A decade later, Johns Hopkins racked up three titles in four years (1984-85, '87) with the lethal attack of Brian Wood, Craig Bubier and Mike Morrill. This impressive high-scoring trio featured the outside shooting of Wood, the dodging of Bubier and the close-range finishing of Morrill, yet lacked a designated feeder.

However, none of these units seems to compare to the Tigers' complete package. Just ask Richie Moran, who recently retired after coaching 29 years at Cornell, if the Princeton attack ranks among the elite combinations.

"There's no question," Moran said. "They complement each other so well that it's hard to defend all three. They are a tremendous unit."

Their roles can be simplified into three tiers: Hess controls the ball and sets the offense, Hubbard uses his hard shot out in front of the goal to draw most of the attention and Massey runs through defenses with an assortment of dodges.

It's been a unique relationship, as each has matured almost simultaneously, growing up on and off the field together.


Follow them to their apartment and you'll see them relaxing to an episode of "Seinfeld" or "The Simpsons." Or you'll hear them discussing Massey's psychology thesis on how music affects mood as the Grateful Dead plays in the background. Then there is the favorite topic of how they're going to travel cross country in a Winnebago to visit Massey's parents in Arizona.

"It feels like we're always on the same wavelength," Massey said. "You hear about teammates like [Michael] Watson and [Tim] Whiteley of Virginia saying they know what the other is thinking. But it's true. We know the way each other plays and expect certain things."

And the origin of their success can be pinpointed to the night of April 26, 1995, when Princeton coach Bill Tierney took his freshmen off to the side before a game against Delaware. The Tigers had just been upset by Cornell a few days previously and Tierney wanted to make a point.

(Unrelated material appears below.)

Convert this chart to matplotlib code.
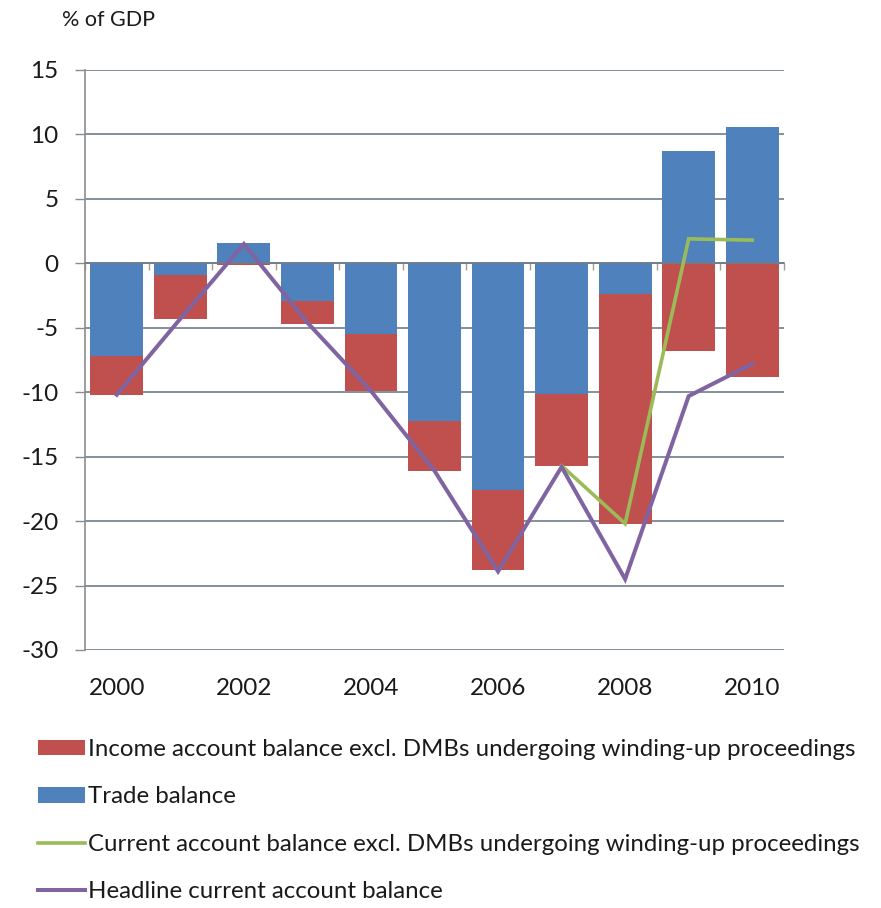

"I grabbed those three guys before that game and told them that Princeton lacrosse was in the hands of Hubbard, Hess and Massey," he said. "I think about those three every day. It's a group picture. They're so confident in what they're doing, it carries over to the other guys.

"The beauty is that they have remained humble. Any team would love to have one of them and we have all three."

The rest is statistical history. The three combined for 463 points in their first 45 games and 100 points in eight NCAA tournament contests. They are on pace to finish as second, third and fourth on the school's career points list.


And then there is that 40-5 record (.889) together. If they complete another perfect season, they would break the NCAA record for consecutive wins with their third straight national title.

Hess, Hubbard and Massey overwhelmed Maryland coach Dick Edell in last year's NCAA final, combining for 10 goals and eight assists in a 19-7 rout. What made matters worse was Edell had only one day to prepare for the Tigers in the quick championship weekend turnaround.

"I needed a month," said Edell, whose Terrapins have beaten two of the '90s better attack units in Virginia and Johns Hopkins. "This group has truly separated themselves apart in the modern era."

Nevertheless, Hess, Hubbard and Massey refuse to equate themselves to their idols.

They constantly reminisce of the scoring power of the 1989 Syracuse attack of John Zulberti, Tom Marechek and Greg Burns. They'll recite the great head-to-head matchups like North Carolina's Dennis Goldstein going against Syracuse's Pat McCabe in 1991.

Yet they don't truly understand the impact they have already made on the game and the memories they've already created.


"Hopefully, we would have done something others might want to replicate," Hess said. "It would be very, very flattering."